Spring greeted us with a 54-degree day, a box and a barrier at the T.F. yesterday. However, a spring trend report seems silly before everyone has seen the Supreme video and adjusted accordingly. All of this stuff may be outdated by the end of next weekend, after “cherry” has been given time to marinate. This does not mean the developments discussed below are unimportant, only that they may be superseded by ones with longer staying power in the near future.

Light Ass Denim™

It’s no secret that anyone who looked chilled-as-shit on a skateboard during the #nineties indulged heavily in Light Ass Denim™ (LADs™.) For yet-to-be-uncovered reasons, the proceeding decade did not look upon denim — of any form or wash — as kindly. Sure, textile industry lobbyists who covertly unloaded a surplus of brown chino fabric to the only people who would buy already dirt-colored pants in the 2000s had *something* to do with it (See: Pappalardo, Anthony), but that doesn’t tell the whole story.
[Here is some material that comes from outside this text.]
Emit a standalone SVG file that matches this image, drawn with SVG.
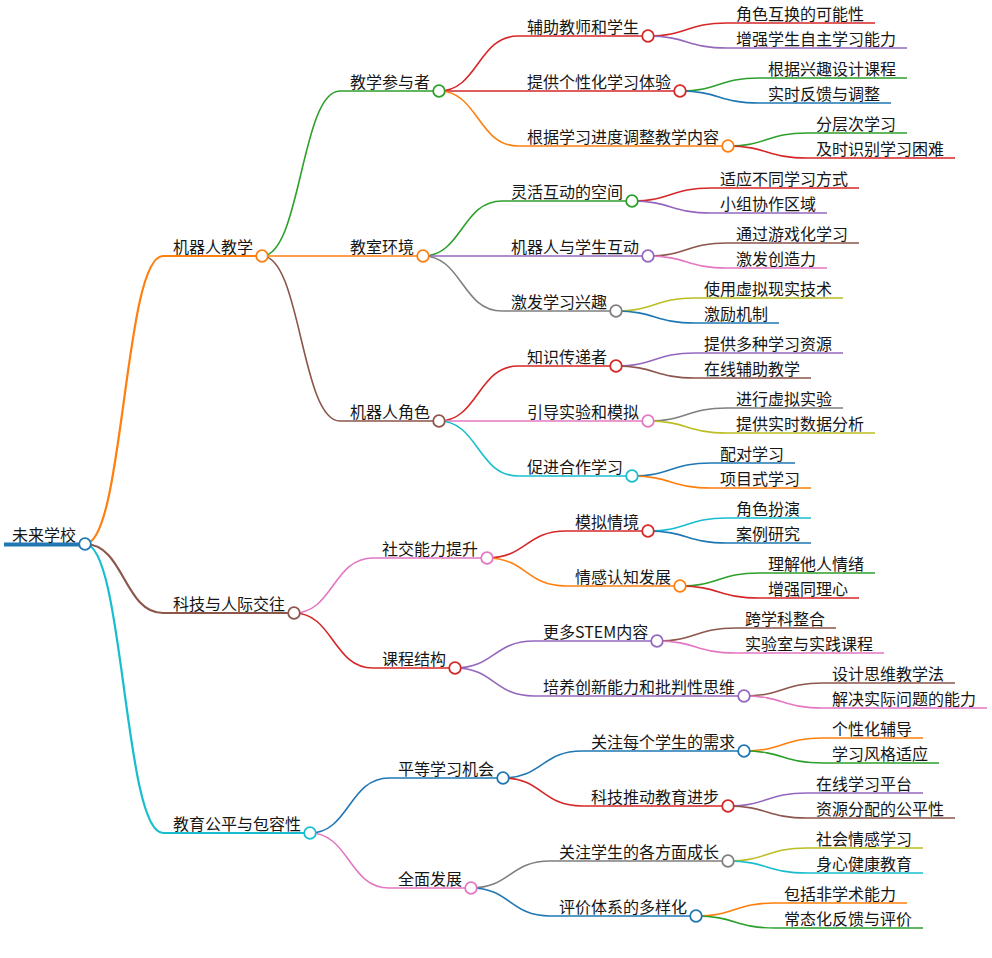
<svg xmlns="http://www.w3.org/2000/svg" width="992" height="958" viewBox="0 0 992 958">
<style>
text{font-family:"Noto Sans CJK SC","Noto Sans",sans-serif;font-size:16px;fill:#161616}
#connectors path{fill:none;stroke-width:1.6}
#connectors path.l1{stroke-width:2.2}
circle{fill:#fff;stroke-width:1.8;r:5.8px}
.bl{stroke:#1f77b4}.or{stroke:#ff7f0e}.gr{stroke:#2ca02c}.re{stroke:#d62728}.pu{stroke:#9467bd}
.br{stroke:#8c564b}.pi{stroke:#e377c2}.ga{stroke:#7f7f7f}.ol{stroke:#bcbd22}.cy{stroke:#17becf}
</style>
<rect width="992" height="958" fill="#fff"/>
<g id="connectors">
<path class="bl" style="stroke-width:4" d="M4 544.5H85"/>
<path class="or l1" d="M85 544C124 544 124 256 163 256H262"/>
<path class="br l1" d="M85 544C124 544 124 613 163 613H294"/>
<path class="cy l1" d="M85 544C124 544 124 833 163 833H310"/>
<path class="gr" d="M262 256C301 256 301 91 340 91H439"/>
<path class="or" d="M262 256C301 256 301 256 340 256H423"/>
<path class="br" d="M262 256C301 256 301 421 340 421H439"/>
<path class="re" d="M439 91C478 91 478 36 518 36H648"/>
<path class="re" d="M439 91C478 91 478 91 518 91H680"/>
<path class="or" d="M439 91C478 91 478 146 518 146H728"/>
<path class="re" d="M648 36C687 36 687 23 727 23H875"/>
<path class="pu" d="M648 36C687 36 687 48 727 48H907"/>
<path class="gr" d="M680 91C719 91 719 78 759 78H907"/>
<path class="bl" d="M680 91C719 91 719 103 759 103H891"/>
<path class="gr" d="M728 146C767 146 767 133 807 133H907"/>
<path class="re" d="M728 146C767 146 767 158 807 158H955"/>
<path class="gr" d="M423 256C462 256 462 201 502 201H632"/>
<path class="pu" d="M423 256C462 256 462 256 502 256H648"/>
<path class="ga" d="M423 256C462 256 462 311 502 311H616"/>
<path class="re" d="M632 201C671 201 671 188 711 188H859"/>
<path class="pu" d="M632 201C671 201 671 213 711 213H827"/>
<path class="br" d="M648 256C687 256 687 243 727 243H859"/>
<path class="pi" d="M648 256C687 256 687 268 727 268H827"/>
<path class="ol" d="M616 311C655 311 655 298 695 298H843"/>
<path class="bl" d="M616 311C655 311 655 323 695 323H779"/>
<path class="re" d="M439 421C478 421 478 366 518 366H616"/>
<path class="pi" d="M439 421C478 421 478 421 518 421H648"/>
<path class="cy" d="M439 421C478 421 478 476 518 476H632"/>
<path class="pu" d="M616 366C655 366 655 353 695 353H843"/>
<path class="br" d="M616 366C655 366 655 378 695 378H811"/>
<path class="ga" d="M648 421C687 421 687 408 727 408H843"/>
<path class="ol" d="M648 421C687 421 687 433 727 433H875"/>
<path class="bl" d="M632 476C671 476 671 463 711 463H795"/>
<path class="or" d="M632 476C671 476 671 488 711 488H811"/>
<path class="pi" d="M294 613C333 613 333 558 373 558H487"/>
<path class="re" d="M294 613C333 613 333 668 373 668H455"/>
<path class="re" d="M487 558C526 558 526 531 566 531H648"/>
<path class="or" d="M487 558C526 558 526 586 566 586H680"/>
<path class="cy" d="M648 531C687 531 687 518 727 518H811"/>
<path class="bl" d="M648 531C687 531 687 543 727 543H811"/>
<path class="gr" d="M680 586C719 586 719 573 759 573H875"/>
<path class="re" d="M680 586C719 586 719 598 759 598H859"/>
<path class="pu" d="M455 668C494 668 494 641 534 641H657"/>
<path class="pu" d="M455 668C494 668 494 696 534 696H744"/>
<path class="br" d="M657 641C696 641 696 628 736 628H836"/>
<path class="pi" d="M657 641C696 641 696 653 736 653H884"/>
<path class="br" d="M744 696C783 696 783 683 823 683H955"/>
<path class="pi" d="M744 696C783 696 783 708 823 708H987"/>
<path class="bl" d="M310 833C349 833 349 778 389 778H503"/>
<path class="pi" d="M310 833C349 833 349 888 389 888H471"/>
<path class="bl" d="M503 778C542 778 542 751 582 751H744"/>
<path class="re" d="M503 778C542 778 542 806 582 806H728"/>
<path class="or" d="M744 751C783 751 783 738 823 738H923"/>
<path class="gr" d="M744 751C783 751 783 763 823 763H939"/>
<path class="pu" d="M728 806C767 806 767 793 807 793H923"/>
<path class="br" d="M728 806C767 806 767 818 807 818H955"/>
<path class="ga" d="M471 888C510 888 510 861 550 861H728"/>
<path class="bl" d="M471 888C510 888 510 916 550 916H696"/>
<path class="ol" d="M728 861C767 861 767 848 807 848H923"/>
<path class="cy" d="M728 861C767 861 767 873 807 873H923"/>
<path class="or" d="M696 916C735 916 735 903 775 903H907"/>
<path class="gr" d="M696 916C735 916 735 928 775 928H923"/>
</g>
<g id="n0"><text x="12" y="541">未来学校</text><circle class="bl" cx="85" cy="544"/></g>
<g id="n1"><text x="173" y="253">机器人教学</text><circle class="or" cx="262" cy="256"/></g>
<g id="n2"><text x="350" y="88">教学参与者</text><circle class="gr" cx="439" cy="91"/></g>
<g id="n3"><text x="527" y="33">辅助教师和学生</text><circle class="re" cx="648" cy="36"/></g>
<g id="n4"><text x="736" y="20">角色互换的可能性</text></g>
<g id="n5"><text x="736" y="45">增强学生自主学习能力</text></g>
<g id="n6"><text x="527" y="88">提供个性化学习体验</text><circle class="re" cx="680" cy="91"/></g>
<g id="n7"><text x="768" y="75">根据兴趣设计课程</text></g>
<g id="n8"><text x="768" y="100">实时反馈与调整</text></g>
<g id="n9"><text x="527" y="143">根据学习进度调整教学内容</text><circle class="or" cx="728" cy="146"/></g>
<g id="n10"><text x="816" y="130">分层次学习</text></g>
<g id="n11"><text x="816" y="155">及时识别学习困难</text></g>
<g id="n12"><text x="350" y="253">教室环境</text><circle class="or" cx="423" cy="256"/></g>
<g id="n13"><text x="511" y="198">灵活互动的空间</text><circle class="gr" cx="632" cy="201"/></g>
<g id="n14"><text x="720" y="185">适应不同学习方式</text></g>
<g id="n15"><text x="720" y="210">小组协作区域</text></g>
<g id="n16"><text x="511" y="253">机器人与学生互动</text><circle class="pu" cx="648" cy="256"/></g>
<g id="n17"><text x="736" y="240">通过游戏化学习</text></g>
<g id="n18"><text x="736" y="265">激发创造力</text></g>
<g id="n19"><text x="511" y="308">激发学习兴趣</text><circle class="ga" cx="616" cy="311"/></g>
<g id="n20"><text x="704" y="295">使用虚拟现实技术</text></g>
<g id="n21"><text x="704" y="320">激励机制</text></g>
<g id="n22"><text x="350" y="418">机器人角色</text><circle class="br" cx="439" cy="421"/></g>
<g id="n23"><text x="527" y="363">知识传递者</text><circle class="re" cx="616" cy="366"/></g>
<g id="n24"><text x="704" y="350">提供多种学习资源</text></g>
<g id="n25"><text x="704" y="375">在线辅助教学</text></g>
<g id="n26"><text x="527" y="418">引导实验和模拟</text><circle class="pi" cx="648" cy="421"/></g>
<g id="n27"><text x="736" y="405">进行虚拟实验</text></g>
<g id="n28"><text x="736" y="430">提供实时数据分析</text></g>
<g id="n29"><text x="527" y="473">促进合作学习</text><circle class="cy" cx="632" cy="476"/></g>
<g id="n30"><text x="720" y="460">配对学习</text></g>
<g id="n31"><text x="720" y="485">项目式学习</text></g>
<g id="n32"><text x="173" y="610">科技与人际交往</text><circle class="br" cx="294" cy="613"/></g>
<g id="n33"><text x="382" y="555">社交能力提升</text><circle class="pi" cx="487" cy="558"/></g>
<g id="n34"><text x="575" y="528">模拟情境</text><circle class="re" cx="648" cy="531"/></g>
<g id="n35"><text x="736" y="515">角色扮演</text></g>
<g id="n36"><text x="736" y="540">案例研究</text></g>
<g id="n37"><text x="575" y="583">情感认知发展</text><circle class="or" cx="680" cy="586"/></g>
<g id="n38"><text x="768" y="570">理解他人情绪</text></g>
<g id="n39"><text x="768" y="595">增强同理心</text></g>
<g id="n40"><text x="382" y="665">课程结构</text><circle class="re" cx="455" cy="668"/></g>
<g id="n41"><text x="543" y="638">更多STEM内容</text><circle class="pu" cx="657" cy="641"/></g>
<g id="n42"><text x="745" y="625">跨学科整合</text></g>
<g id="n43"><text x="745" y="650">实验室与实践课程</text></g>
<g id="n44"><text x="543" y="693">培养创新能力和批判性思维</text><circle class="pu" cx="744" cy="696"/></g>
<g id="n45"><text x="832" y="680">设计思维教学法</text></g>
<g id="n46"><text x="832" y="705">解决实际问题的能力</text></g>
<g id="n47"><text x="173" y="830">教育公平与包容性</text><circle class="cy" cx="310" cy="833"/></g>
<g id="n48"><text x="398" y="775">平等学习机会</text><circle class="bl" cx="503" cy="778"/></g>
<g id="n49"><text x="591" y="748">关注每个学生的需求</text><circle class="bl" cx="744" cy="751"/></g>
<g id="n50"><text x="832" y="735">个性化辅导</text></g>
<g id="n51"><text x="832" y="760">学习风格适应</text></g>
<g id="n52"><text x="591" y="803">科技推动教育进步</text><circle class="re" cx="728" cy="806"/></g>
<g id="n53"><text x="816" y="790">在线学习平台</text></g>
<g id="n54"><text x="816" y="815">资源分配的公平性</text></g>
<g id="n55"><text x="398" y="885">全面发展</text><circle class="pi" cx="471" cy="888"/></g>
<g id="n56"><text x="559" y="858">关注学生的各方面成长</text><circle class="ga" cx="728" cy="861"/></g>
<g id="n57"><text x="816" y="845">社会情感学习</text></g>
<g id="n58"><text x="816" y="870">身心健康教育</text></g>
<g id="n59"><text x="559" y="913">评价体系的多样化</text><circle class="bl" cx="696" cy="916"/></g>
<g id="n60"><text x="784" y="900">包括非学术能力</text></g>
<g id="n61"><text x="784" y="925">常态化反馈与评价</text></g>
</svg>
Why has no research been done on why Fully Flared is the most denim-deficient skate video ever made?

The twenty-year resurgence period of LADs™ and their ties to prosperity has come like clockwork. Did you really think the parallels between LAD™-heavy footage output and subsequent S.O.T.Y. covers in 1993/1994 and 2013/2014 were a coincidence? Fashion goes in cycles, obvs.